** Begin Given data **

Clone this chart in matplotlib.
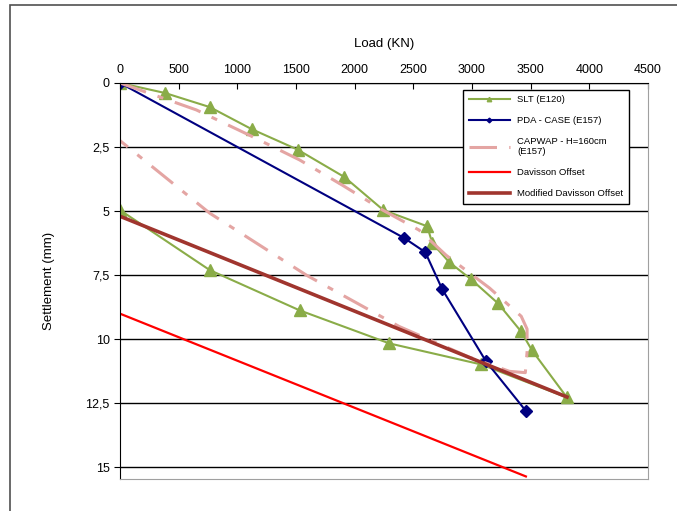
import matplotlib
matplotlib.use("Agg")
import matplotlib.pyplot as plt
from matplotlib.ticker import FuncFormatter
from matplotlib.patches import Rectangle

plt.rcParams['font.family'] = ['Liberation Sans', 'DejaVu Sans']

# static load test, loading then unloading
slt_load = [0, 383, 765, 1122, 1514, 1913, 2245, 2619, 2662, 2806, 2993, 3223, 3418, 3512, 3810,
            3078, 2296, 1531, 765, 0]
slt_settle = [0, 0.39, 0.94, 1.8, 2.6, 3.67, 4.96, 5.59, 6.25, 6.99, 7.66, 8.6, 9.69, 10.43, 12.27,
              10.98, 10.16, 8.87, 7.3, 4.96]

pda_load = [0, 2423, 2602, 2747, 3120, 3461]
pda_settle = [0, 6.05, 6.6, 8.05, 10.86, 12.8]

capwap_load = [0, 650, 1100, 1530, 1900, 2240, 2550, 2780, 3150, 3420, 3470, 3470, 3455,
               3320, 2980, 2380, 1590, 765, 0]
capwap_settle = [0, 1.05, 2.03, 3.0, 4.0, 4.96, 5.74, 6.72, 8.0, 9.1, 9.6, 10.5, 11.3,
                 11.25, 10.7, 9.5, 7.5, 5.08, 2.25]

dav_load = [0, 3460]
dav_settle = [9.0, 15.35]

mod_dav_load = [0, 3810]
mod_dav_settle = [5.2, 12.25]

x_ticks = [0, 500, 1000, 1500, 2000, 2500, 3000, 3500, 4000, 4500]
y_ticks = [0, 2.5, 5, 7.5, 10, 12.5, 15]

fig = plt.figure(figsize=(6.77, 5.11), dpi=100)
ax = fig.add_axes([0.1773, 0.0626, 0.7797, 0.775])

ax.plot(slt_load, slt_settle, color='#8aac48', lw=1.5, marker='^', ms=8,
        label='SLT (E120)')
ax.plot(pda_load, pda_settle, color='#000080', lw=1.5, marker='D', ms=6,
        label='PDA - CASE (E157)')
ax.plot(capwap_load, capwap_settle, color='#e4a5a3', lw=2.2, dashes=(9, 4, 2, 4),
        label='CAPWAP - H=160cm\n(E157)')
ax.plot(dav_load, dav_settle, color='#ff0000', lw=1.6, label='Davisson Offset')
ax.plot(mod_dav_load, mod_dav_settle, color='#a0352e', lw=2.6,
        label='Modified Davisson Offset')

ax.set_xlim(0, 4500)
ax.set_ylim(15.45, 0)
ax.set_xticks(x_ticks)
ax.set_yticks(y_ticks)
ax.yaxis.set_major_formatter(FuncFormatter(lambda v, p: f"{v:g}".replace('.', ',')))
ax.xaxis.tick_top()
ax.xaxis.set_label_position('top')
ax.tick_params(axis='x', direction='in', length=4, labelsize=9, pad=5)
ax.tick_params(axis='y', direction='out', length=4, labelsize=9)
ax.set_xlabel('Load (KN)', fontsize=9.5, labelpad=12)
ax.set_ylabel('Settlement (mm)', fontsize=9.5, labelpad=22)

ax.grid(axis='y', color='black', lw=1.0)
ax.set_axisbelow(True)
ax.spines['top'].set_color('black')
ax.spines['left'].set_color('black')
ax.spines['right'].set_color('#a0a0a0')
ax.spines['bottom'].set_color('#a0a0a0')

leg = ax.legend(loc='upper left', bbox_to_anchor=(0.645, 0.99), fontsize=6.8,
                frameon=True, fancybox=False, edgecolor='black', framealpha=1,
                labelspacing=1.25, handlelength=4.3, borderpad=0.6, markerscale=0.4,
                borderaxespad=0.3)
leg.get_frame().set_linewidth(1.0)

# outer chart frame
fig.patches.append(Rectangle((10 / 677, -0.01), 1.0, 1 - 5 / 511 + 0.01,
                             transform=fig.transFigure, fill=False,
                             edgecolor='#505050', lw=1.2))

fig.savefig('out.png', dpi=100)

** End Given data **

[Direction]
Only lines belong in the copy: transcribe those from the start of the data through the line that contains "pda_settle = [0, 6.05, 6.6, 8.05, 10.86, 12.8]", and skip the pictures.

[Exercise answer]
Clone this chart in matplotlib.
import matplotlib
matplotlib.use("Agg")
import matplotlib.pyplot as plt
from matplotlib.ticker import FuncFormatter
from matplotlib.patches import Rectangle

plt.rcParams['font.family'] = ['Liberation Sans', 'DejaVu Sans']

# static load test, loading then unloading
slt_load = [0, 383, 765, 1122, 1514, 1913, 2245, 2619, 2662, 2806, 2993, 3223, 3418, 3512, 3810,
            3078, 2296, 1531, 765, 0]
slt_settle = [0, 0.39, 0.94, 1.8, 2.6, 3.67, 4.96, 5.59, 6.25, 6.99, 7.66, 8.6, 9.69, 10.43, 12.27,
              10.98, 10.16, 8.87, 7.3, 4.96]

pda_load = [0, 2423, 2602, 2747, 3120, 3461]
pda_settle = [0, 6.05, 6.6, 8.05, 10.86, 12.8]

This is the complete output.